+++ Information provided
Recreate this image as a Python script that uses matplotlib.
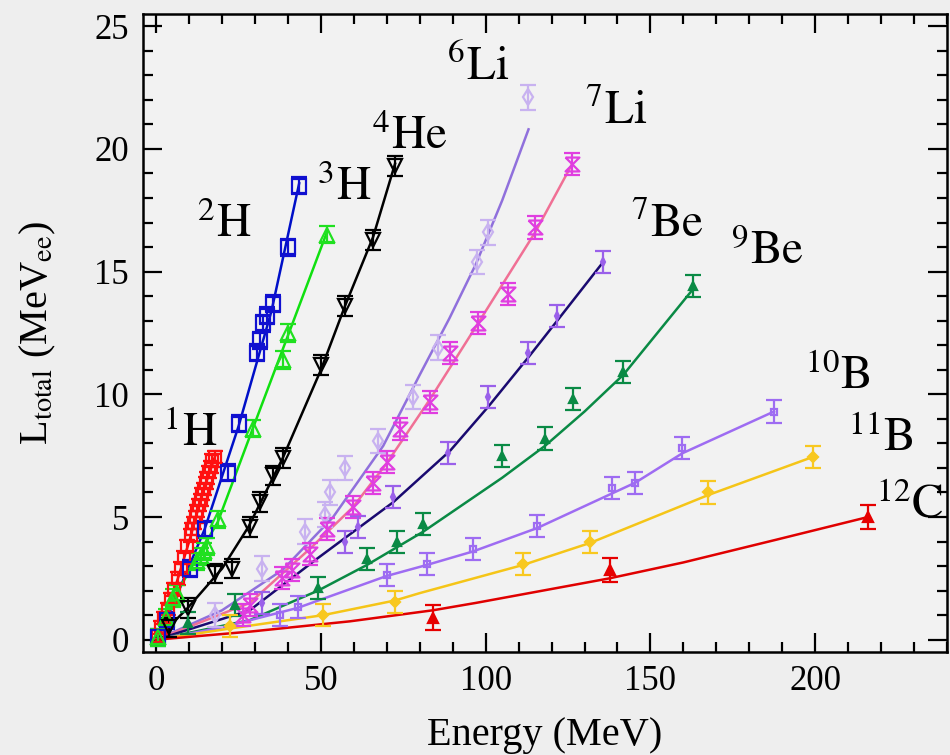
import numpy as np
import matplotlib
matplotlib.use("Agg")
import matplotlib.pyplot as plt
from matplotlib.ticker import MultipleLocator

plt.rcParams['font.family'] = ['Liberation Serif', 'DejaVu Serif']
plt.rcParams['mathtext.fontset'] = 'stix'

# ---- measured points (energy in MeV, light in MeVee) ----
h1_x = [0.5, 1.5, 2.5, 3.5, 4.5, 5.5, 6.5, 7.5, 8.5, 9.5, 10.5, 11.0, 11.5, 12.0,
        12.5, 13.0, 13.5, 14.0, 14.5, 15.0, 15.5, 16.0, 16.5, 17.0, 17.8]
h1_y = [0.15, 0.5, 0.9, 1.25, 1.65, 2.05, 2.5, 2.9, 3.35, 3.8, 4.25, 4.5, 4.75, 5.0,
        5.25, 5.5, 5.7, 5.95, 6.15, 6.4, 6.6, 6.85, 7.05, 7.3, 7.45]
h2_x = [0.5, 3.2, 10.2, 14.7, 21.7, 25.1, 30.6, 31.5, 32.4, 33.6, 35.4, 40.0, 43.4]
h2_y = [0.1, 0.8, 2.9, 4.5, 6.8, 8.8, 11.7, 12.2, 12.9, 13.2, 13.7, 16.0, 18.5]
h3_x = [0.5, 3.0, 5.0, 6.2, 12.5, 13.5, 14.5, 15.5, 18.7, 29.3, 38.5, 40.0, 51.8]
h3_y = [0.1, 0.9, 1.7, 1.9, 3.2, 3.4, 3.6, 3.8, 4.9, 8.6, 11.4, 12.5, 16.5]
he4_x = [4.0, 9.6, 17.8, 23.0, 28.5, 31.5, 35.4, 38.4, 50.0, 57.3, 65.8, 72.5]
he4_y = [0.5, 1.3, 2.7, 2.9, 4.6, 5.6, 6.7, 7.4, 11.2, 13.6, 16.3, 19.3]
li6_x = [17.8, 32.0, 45.2, 51.2, 52.8, 57.3, 67.4, 78.0, 85.4, 97.4, 100.8, 112.9]
li6_y = [1.0, 2.9, 4.4, 5.1, 6.0, 7.0, 8.1, 9.9, 11.9, 15.4, 16.6, 22.1]
li7_x = [26.3, 28.4, 38.1, 41.2, 46.6, 51.8, 59.7, 65.8, 70.0, 74.0, 83.1, 89.2,
         97.7, 106.8, 115.0, 126.3]
li7_y = [1.0, 1.4, 2.5, 2.85, 3.5, 4.5, 5.4, 6.4, 7.25, 8.6, 9.7, 11.7,
         12.9, 14.1, 16.8, 19.4]
be7_x = [32.0, 57.3, 61.3, 71.9, 88.6, 100.8, 112.9, 121.7, 135.7]
be7_y = [1.5, 4.0, 4.6, 5.8, 7.6, 9.9, 11.7, 13.2, 15.4]
be9_x = [9.6, 23.9, 49.1, 64.0, 73.1, 81.0, 105.0, 118.0, 126.6, 141.7, 163.0]
be9_y = [0.7, 1.4, 2.1, 3.3, 4.0, 4.7, 7.5, 8.2, 9.8, 10.9, 14.4]
b10_x = [37.5, 43.0, 70.0, 82.2, 96.2, 115.6, 138.4, 145.4, 159.7, 187.5]
b10_y = [1.0, 1.35, 2.65, 3.1, 3.7, 4.65, 6.2, 6.4, 7.8, 9.3]
b11_x = [22.4, 50.6, 72.5, 111.4, 131.8, 167.6, 199.3]
b11_y = [0.55, 1.0, 1.55, 3.1, 4.0, 6.0, 7.45]
c12_x = [84.1, 137.8, 216.0]
c12_y = [0.9, 2.85, 5.0]

# ---- fit curves ----
h1_fx = [0, 5, 10, 14, 17.8]
h1_fy = [0, 1.8, 4.0, 5.95, 7.45]
h2_fx = [0, 5, 14.7, 25, 35, 43.4]
h2_fy = [0, 1.4, 4.5, 8.7, 13.4, 18.6]
h3_fx = [0, 6.2, 18.7, 29.3, 40, 51.8]
h3_fy = [0, 1.9, 4.8, 8.6, 12.4, 16.6]
he4_fx = [0, 9.6, 20, 28, 38.4, 50, 57.3, 65.8, 72.5]
he4_fy = [0, 1.3, 2.9, 4.6, 7.4, 11.0, 13.6, 16.4, 19.4]
li6_fx = [0, 20, 38.4, 53.7, 68.9, 80, 89, 97, 105, 113]
li6_fy = [0, 1.2, 2.85, 5.0, 7.9, 10.8, 13.1, 15.3, 17.9, 20.8]
li7_fx = [0, 28.4, 46.6, 59.7, 70, 83.1, 97.7, 115, 126.3]
li7_fy = [0, 1.5, 3.7, 5.4, 7.2, 9.8, 12.9, 16.6, 19.4]
be7_fx = [0, 28.4, 48.8, 71.9, 89.2, 100.8, 112.9, 121.7, 135.7]
be7_fy = [0, 1.2, 3.3, 5.6, 7.7, 9.5, 11.5, 13.0, 15.4]
be9_fx = [0, 28.4, 49.1, 64, 81, 93, 105, 118, 130, 141.8, 163]
be9_fy = [0, 0.8, 2.0, 3.05, 4.4, 5.5, 6.6, 7.9, 9.3, 10.8, 14.3]
b10_fx = [0, 20, 43, 70, 82.2, 96.2, 115.6, 145.4, 159.7, 187.5]
b10_fy = [0, 0.5, 1.3, 2.6, 3.05, 3.6, 4.55, 6.4, 7.6, 9.3]
b11_fx = [0, 22, 50.6, 72.5, 80, 111.4, 131.8, 167.6, 199.3]
b11_fy = [0, 0.45, 1.0, 1.6, 1.9, 3.05, 3.95, 5.9, 7.45]
c12_fx = [0, 28.4, 58.8, 84, 97, 137.5, 160, 188, 216]
c12_fy = [0, 0.33, 0.75, 1.2, 1.5, 2.5, 3.15, 4.07, 5.0]

labels = [r'$^{1}\mathrm{H}$', r'$^{2}\mathrm{H}$', r'$^{3}\mathrm{H}$', r'$^{4}\mathrm{He}$',
          r'$^{6}\mathrm{Li}$', r'$^{7}\mathrm{Li}$', r'$^{7}\mathrm{Be}$', r'$^{9}\mathrm{Be}$',
          r'$^{10}\mathrm{B}$', r'$^{11}\mathrm{B}$', r'$^{12}\mathrm{C}$']
label_x = [2.0, 12.5, 48.8, 65.5, 88.3, 130.2, 144.0, 174.3, 197.0, 210.0, 218.4]
label_y = [7.9, 16.4, 17.9, 20.0, 22.8, 21.0, 16.4, 15.3, 10.2, 7.7, 5.0]

hourglass = [(-1, 1), (1, 1), (-1, -1), (1, -1), (-1, 1)]

# (x, y, yerr, marker, marker colour, filled, size, fit x, fit y, line colour)
series = [
    (h1_x, h1_y, 0.25, 's', '#ff1010', False, 8, h1_fx, h1_fy, '#ff0000'),
    (h2_x, h2_y, 0.35, 's', '#1010d0', False, 10, h2_fx, h2_fy, '#0010c8'),
    (h3_x, h3_y, 0.35, '^', '#20e020', False, 10, h3_fx, h3_fy, '#10e010'),
    (he4_x, he4_y, 0.4, 'v', '#000000', False, 10, he4_fx, he4_fy, '#000000'),
    (li6_x, li6_y, 0.5, 'd', '#c8b2f0', False, 8, li6_fx, li6_fy, '#9070dc'),
    (li7_x, li7_y, 0.45, hourglass, '#e03ee0', False, 10, li7_fx, li7_fy, '#f07095'),
    (be7_x, be7_y, 0.45, 'd', '#9a60ea', True, 4, be7_fx, be7_fy, '#1a0a70'),
    (be9_x, be9_y, 0.45, '^', '#0a8a45', True, 6, be9_fx, be9_fy, '#0a8a45'),
    (b10_x, b10_y, 0.45, 's', '#9e6cf2', False, 4, b10_fx, b10_fy, '#9e6cf2'),
    (b11_x, b11_y, 0.45, 'D', '#f8c820', True, 5, b11_fx, b11_fy, '#f5c518'),
    (c12_x, c12_y, 0.5, '^', '#e60000', True, 7, c12_fx, c12_fy, '#e00000'),
]

fig = plt.figure(figsize=(9.5, 7.55), dpi=100, facecolor='#eeeeee')
ax = fig.add_axes([143 / 950, 1 - 652 / 755, (947 - 143) / 950, (652 - 14) / 755])
ax.set_facecolor('#f2f2f2')

for x, y, err, mk, mc, filled, ms, fx, fy, lc in series:
    ax.plot(fx, fy, color=lc, lw=1.8, zorder=2)
    ax.errorbar(x, y, yerr=err, fmt='none', ecolor=mc, elinewidth=1.6,
                capsize=6, capthick=1.6, zorder=3)
    ax.plot(x, y, ls='none', marker=mk, ms=ms, mec=mc, mew=1.6,
            mfc=mc if filled else 'none', zorder=4)

for txt, tx, ty in zip(labels, label_x, label_y):
    ax.text(tx, ty, txt, fontsize=34, ha='left', va='baseline', zorder=5)

ax.set_xlim(-4, 240)
ax.set_ylim(-0.5, 25.5)
ax.xaxis.set_major_locator(MultipleLocator(50))
ax.xaxis.set_minor_locator(MultipleLocator(10))
ax.yaxis.set_major_locator(MultipleLocator(5))
ax.yaxis.set_minor_locator(MultipleLocator(1))
ax.tick_params(which='both', direction='in', top=True, right=True, width=1.6)
ax.tick_params(which='major', length=14, labelsize=25)
ax.tick_params(axis='x', which='major', pad=9)
ax.tick_params(axis='y', which='major', pad=10)
ax.tick_params(which='minor', length=7)
for sp in ax.spines.values():
    sp.set_linewidth(1.8)

ax.set_xlabel('Energy (MeV)', fontsize=29, labelpad=14)
ax.set_ylabel(r'L$_{\mathrm{total}}$ (MeV$_{\mathrm{ee}}$)', fontsize=29, labelpad=26)

fig.savefig('out.png', dpi=100, facecolor=fig.get_facecolor())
++++++
■ **Aim**
Could the lines from the top of the material through the line with "plt.rcParams['mathtext.fontset'] = 'stix'" be repeated exactly, pictures left out?

■ **Answer to the exercise**
Recreate this image as a Python script that uses matplotlib.
import numpy as np
import matplotlib
matplotlib.use("Agg")
import matplotlib.pyplot as plt
from matplotlib.ticker import MultipleLocator

plt.rcParams['font.family'] = ['Liberation Serif', 'DejaVu Serif']
plt.rcParams['mathtext.fontset'] = 'stix'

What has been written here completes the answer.